My biggest day-to-day gripe about Chrome is its missing support for automatic discovery of Web pages that offer RSS or other subscription services. But Google now has published a document detailing how it plans to address that weakness, though.

"We will autodetect RSS and Atom feeds using the standard autodiscovery tags," according to the developer document about Chrome support for RSS and Atom, a similar technology for letting people sign up for update "feeds" such as new blog postings. "When a feed is available for a page, we will display an RSS icon in the address bar."

Firefox shows the standard orange feed icon in its address bar when it encounters a site that has offers a feed; clicking it lets a person subscribe to the feed with a Web service such as Bloglines, My Yahoo, or Google Reader. Internet Explorer lets people subscribe to the feed using itself as the feed-reading software, an approach I dislike.
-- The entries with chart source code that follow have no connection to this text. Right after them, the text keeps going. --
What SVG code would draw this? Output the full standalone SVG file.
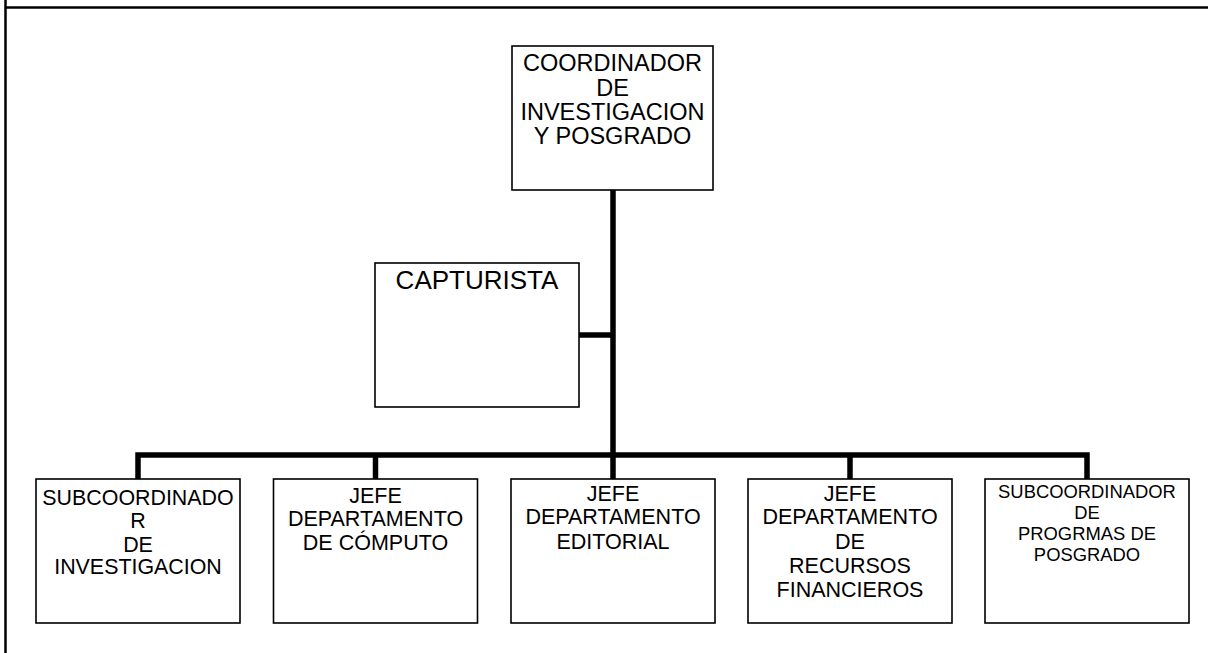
<svg xmlns="http://www.w3.org/2000/svg" width="1208" height="653" viewBox="0 0 1208 653">
<style>
.box{fill:#fff;stroke:#000;stroke-width:1.6}
.t{font-family:"Liberation Sans",Arial,sans-serif;fill:#000;text-anchor:middle}
.c{stroke:#000;stroke-width:5.5;fill:none;stroke-linecap:butt}
.frame{stroke:#000;stroke-width:2.5;fill:none}
</style>
<rect width="1208" height="653" fill="#fff"/>
<g id="frame">
<line class="frame" x1="5.5" y1="0" x2="5.5" y2="653"/>
<line class="frame" x1="5.5" y1="7.5" x2="1208" y2="7.5"/>
</g>
<g id="connectors">
<line class="c" x1="613" y1="190" x2="613" y2="479"/>
<line class="c" x1="578" y1="335" x2="613" y2="335"/>
<polyline class="c" points="138,479 138,455 1087,455 1087,479"/>
<line class="c" x1="375.5" y1="455" x2="375.5" y2="479"/>
<line class="c" x1="850" y1="455" x2="850" y2="479"/>
</g>
<g id="coordinador">
<rect class="box" x="512" y="46" width="201" height="144"/>
<text class="t" font-size="23.5"><tspan x="612.5" y="71">COORDINADOR</tspan><tspan x="612.5" y="96">DE</tspan><tspan x="612.5" y="120">INVESTIGACION</tspan><tspan x="612.5" y="144">Y POSGRADO</tspan></text>
</g>
<g id="capturista">
<rect class="box" x="375" y="263" width="204" height="144"/>
<text class="t" font-size="26" x="477" y="288.5">CAPTURISTA</text>
</g>
<g id="subcoord-investigacion">
<rect class="box" x="36" y="479" width="204" height="144"/>
<text class="t" font-size="21.4"><tspan x="138" y="505">SUBCOORDINADO</tspan><tspan x="138" y="528.3">R</tspan><tspan x="138" y="551.7">DE</tspan><tspan x="138" y="573.5">INVESTIGACION</tspan></text>
</g>
<g id="jefe-computo">
<rect class="box" x="273.5" y="479" width="204" height="144"/>
<text class="t" font-size="21.5"><tspan x="375.5" y="502.7">JEFE</tspan><tspan x="375.5" y="526">DEPARTAMENTO</tspan><tspan x="375.5" y="550">DE CÓMPUTO</tspan></text>
</g>
<g id="jefe-editorial">
<rect class="box" x="511" y="479" width="204" height="144"/>
<text class="t" font-size="21.5"><tspan x="613" y="500.7">JEFE</tspan><tspan x="613" y="524">DEPARTAMENTO</tspan><tspan x="613" y="548.7">EDITORIAL</tspan></text>
</g>
<g id="jefe-recursos">
<rect class="box" x="748" y="479" width="204" height="144"/>
<text class="t" font-size="21.5"><tspan x="850" y="500.7">JEFE</tspan><tspan x="850" y="523.5">DEPARTAMENTO</tspan><tspan x="850" y="548.7">DE</tspan><tspan x="850" y="572.7">RECURSOS</tspan><tspan x="850" y="596.7">FINANCIEROS</tspan></text>
</g>
<g id="subcoord-posgrado">
<rect class="box" x="985" y="479" width="204" height="144"/>
<text class="t" font-size="18.4"><tspan x="1087" y="498.3">SUBCOORDINADOR</tspan><tspan x="1087" y="518.7">DE</tspan><tspan x="1087" y="539.5">PROGRMAS DE</tspan><tspan x="1087" y="560.7">POSGRADO</tspan></text>
</g>
</svg>
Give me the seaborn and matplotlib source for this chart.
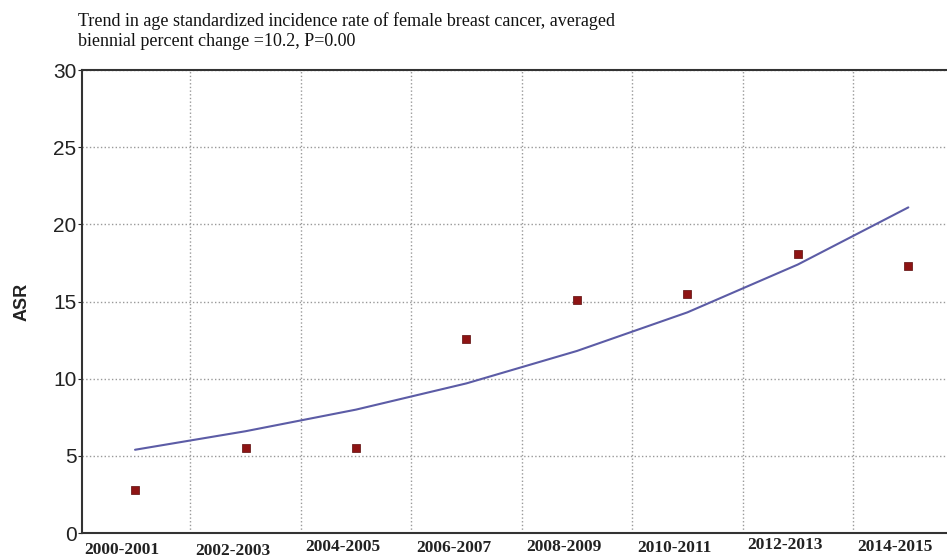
import matplotlib
matplotlib.use("Agg")
import matplotlib.pyplot as plt
import matplotlib.transforms as mtransforms
import seaborn as sns
import pandas as pd

# biennial periods
periods = ["2000-2001", "2002-2003", "2004-2005", "2006-2007",
           "2008-2009", "2010-2011", "2012-2013", "2014-2015"]
# observed ASR (squares)
observed = [2.8, 5.5, 5.5, 12.6, 15.1, 15.5, 18.1, 17.3]
# fitted trend (line)
fitted = [5.4, 6.6, 8.0, 9.7, 11.8, 14.3, 17.4, 21.1]
# how far below the axis each x label sits (pixels), uneven as in the scan
label_drop = [17, 18, 14, 15, 14, 15, 12, 14]

df = pd.DataFrame({"period": periods, "x": range(len(periods)),
                   "observed": observed, "fitted": fitted})

sns.set_style("white")

fig = plt.figure(figsize=(9.47, 5.6), dpi=100)
ax = fig.add_axes([0.0866, 0.048, 0.9134, 0.827])

sns.lineplot(data=df, x="x", y="fitted", ax=ax, color="#5c5ca6", linewidth=1.5)
sns.scatterplot(data=df, x="x", y="observed", ax=ax, marker="s", s=38,
                color="#8e1414", edgecolor="#5a0a0a", linewidth=0.5, zorder=3)

ax.set_xlim(-0.48, 7.35)
ax.set_ylim(0, 30)
ax.set_yticks([0, 5, 10, 15, 20, 25, 30])
ax.set_xticks(range(len(periods)))
ax.set_xticks([i + 0.5 for i in range(len(periods) - 1)], minor=True)
ax.set_xticklabels([])

# x labels drawn by hand: a little left of the points, uneven heights
base = ax.get_xaxis_transform()
for i, (name, drop) in enumerate(zip(periods, label_drop)):
    off = mtransforms.ScaledTranslation(-13 / 100, -drop / 100, fig.dpi_scale_trans)
    ax.text(i, 0, name, transform=base + off, ha="center", va="center",
            fontfamily="Liberation Serif", fontweight="bold", fontsize=12.5,
            color="#222222", clip_on=False)

for lab in ax.get_yticklabels():
    lab.set_fontfamily("Liberation Sans")
    lab.set_fontsize(15)
    lab.set_color("#222222")

ax.tick_params(axis="x", which="both", length=0)
ax.tick_params(axis="y", length=3, width=0.8, pad=1, left=True)

ax.grid(False)
ax.grid(True, axis="y", which="major", linestyle=":", color="#999999", linewidth=1)
ax.grid(True, axis="x", which="minor", linestyle=":", color="#999999", linewidth=1)

for side in ["left", "bottom", "top"]:
    ax.spines[side].set_visible(True)
    ax.spines[side].set_color("#333333")
    ax.spines[side].set_linewidth(1.5)
ax.spines["right"].set_visible(False)

ax.set_xlabel("")
ax.set_ylabel("ASR", fontfamily="Liberation Sans", fontweight="bold",
              fontsize=13, labelpad=16, color="#222222")

fig.text(0.082, 0.978, "Trend in age standardized incidence rate of female breast cancer, averaged\n"
         "biennial percent change =10.2, P=0.00",
         fontfamily="Liberation Serif", fontsize=13, va="top", ha="left",
         linespacing=1.2, color="#111111")

fig.savefig("out.png", dpi=100)
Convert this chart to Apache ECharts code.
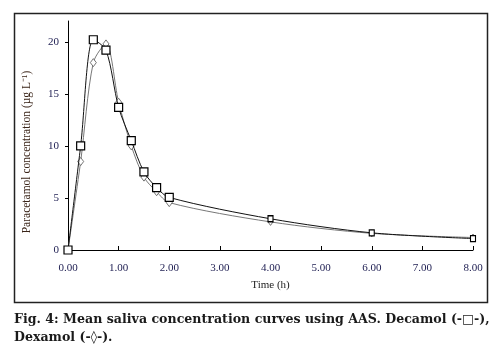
<!DOCTYPE html>
<html>
<head>
<meta charset="utf-8">
<script src="https://cdn.jsdelivr.net/npm/echarts@6/dist/echarts.min.js"></script>
<style>
  html, body { margin: 0; padding: 0; background: #fff; }
  #chart { width: 500px; height: 354px; }
</style>
</head>
<body>
<div id="chart"></div>
<script>
var times = [0, 0.25, 0.5, 0.75, 1, 1.25, 1.5, 1.75, 2, 4, 6, 8];
var decamol = [0, 10, 20.2, 19.2, 13.7, 10.5, 7.5, 6.0, 5.05, 3.0, 1.65, 1.1];
var dexamol = [0, 8.5, 18.0, 19.8, 14.2, 10.0, 7.0, 5.6, 4.55, 2.7, 1.6, 1.2];
var yTicks = [0, 5, 10, 15, 20];

function pairs(vals) {
    var list = [];
    for (var i = 0; i < times.length; i++) {
        list.push([times[i], vals[i]]);
    }
    return list;
}

var chart = echarts.init(document.getElementById('chart'));
var font = 'Liberation Serif';

var option = {
    animation: false,
    grid: { left: 68, right: 27, top: 21, bottom: 104 },
    xAxis: {
        type: 'value',
        min: 0, max: 8, interval: 1,
        name: 'Time (h)',
        nameLocation: 'middle',
        nameGap: 30,
        nameTextStyle: { fontFamily: font, fontSize: 11, color: '#222' },
        axisLine: { lineStyle: { color: '#000', width: 1 } },
        axisTick: { inside: true, length: 4, lineStyle: { color: '#000' } },
        axisLabel: {
            fontFamily: font, fontSize: 11, color: '#1c1c50', margin: 13,
            formatter: function (v) { return v.toFixed(2); }
        },
        splitLine: { show: false }
    },
    yAxis: {
        type: 'value',
        min: 0, max: 22,
        axisLine: { show: true, lineStyle: { color: '#000', width: 1 } },
        axisTick: { show: true, length: 3, customValues: yTicks, lineStyle: { color: '#000' } },
        axisLabel: { fontFamily: font, fontSize: 11, color: '#1c1c50', margin: 9, customValues: yTicks },
        splitLine: { show: false }
    },
    series: [
        {
            name: 'Dexamol',
            type: 'line',
            data: pairs(dexamol),
            smooth: 0.3,
            symbol: 'diamond',
            symbolSize: function (v) { return v[0] > 3 ? [5, 7] : [6, 8]; },
            lineStyle: { color: '#777', width: 1 },
            itemStyle: { color: '#fff', borderColor: '#555', borderWidth: 0.8 },
            z: 2
        },
        {
            name: 'Decamol',
            type: 'line',
            data: pairs(decamol),
            smooth: 0.3,
            symbol: 'rect',
            symbolSize: function (v) { return v[0] > 3 ? [5, 6] : 8; },
            lineStyle: { color: '#111', width: 1 },
            itemStyle: { color: '#fff', borderColor: '#000', borderWidth: 1.2 },
            z: 3
        }
    ],
    graphic: [
        {
            type: 'rect',
            shape: { x: 14.5, y: 13.5, width: 473, height: 289 },
            style: { fill: null, stroke: '#222', lineWidth: 1.5 },
            silent: true
        },
        {
            type: 'text',
            x: 27, y: 152,
            rotation: Math.PI / 2,
            style: {
                text: 'Paracetamol concentration (µg L⁻¹)',
                font: '11.5px "Liberation Serif"',
                fill: '#3a2418',
                align: 'center',
                verticalAlign: 'middle'
            },
            silent: true
        },
        {
            type: 'text',
            left: 14, top: 311,
            style: {
                text: 'Fig. 4: Mean saliva concentration curves using AAS. Decamol (-□-),\nDexamol (-◊-).',
                font: 'bold 12.6px "DejaVu Serif"',
                fill: '#1a1a1a',
                lineHeight: 18
            }
        }
    ]
};

chart.setOption(option);
</script>
</body>
</html>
Google's mock-up of the Chrome page used to subscribe to RSS or Atom feeds.
Google's mock-up of the Chrome page used to subscribe to RSS or Atom feeds. Google

Though I switched to Chrome by default, I still use Firefox when I want to subscribe to a feed when there's no explicit or obvious option to do so on the Web page itself. Sometimes I seek out a feed, but with Chrome, there's often not even an icon to suggest I might want to even if I wasn't planning on it.

Chrome's subscription mechanism works as follows: when a person clicks on the feed link, Chrome will display a browser-formatted version of the content. Above the content is a "subscribe now" button with a drop-down menu that lets a person select a specific feed reader.

"A newly added feed reader becomes the default selected option the next time a feed is previewed," the document said.

The approach looks good to me, but there's no indication about when it will come to fruition. Google also showed a similar planning document for Chrome extensions, but version 1.0 has been released and there's still no way to use AdBlock Plus or Roboform, the two Firefox extensions I hear the most requests for in Chrome.

Google continues with its approach of release early and iterate often, though. On Tuesday evening, it released a new developer version of Chrome, 1.0.154.39.

The new version fixes a spate of bugs, including a couple that hampered use of Microsoft's Hotmail and the activation of the F1 function key to show Google's Chrome help site.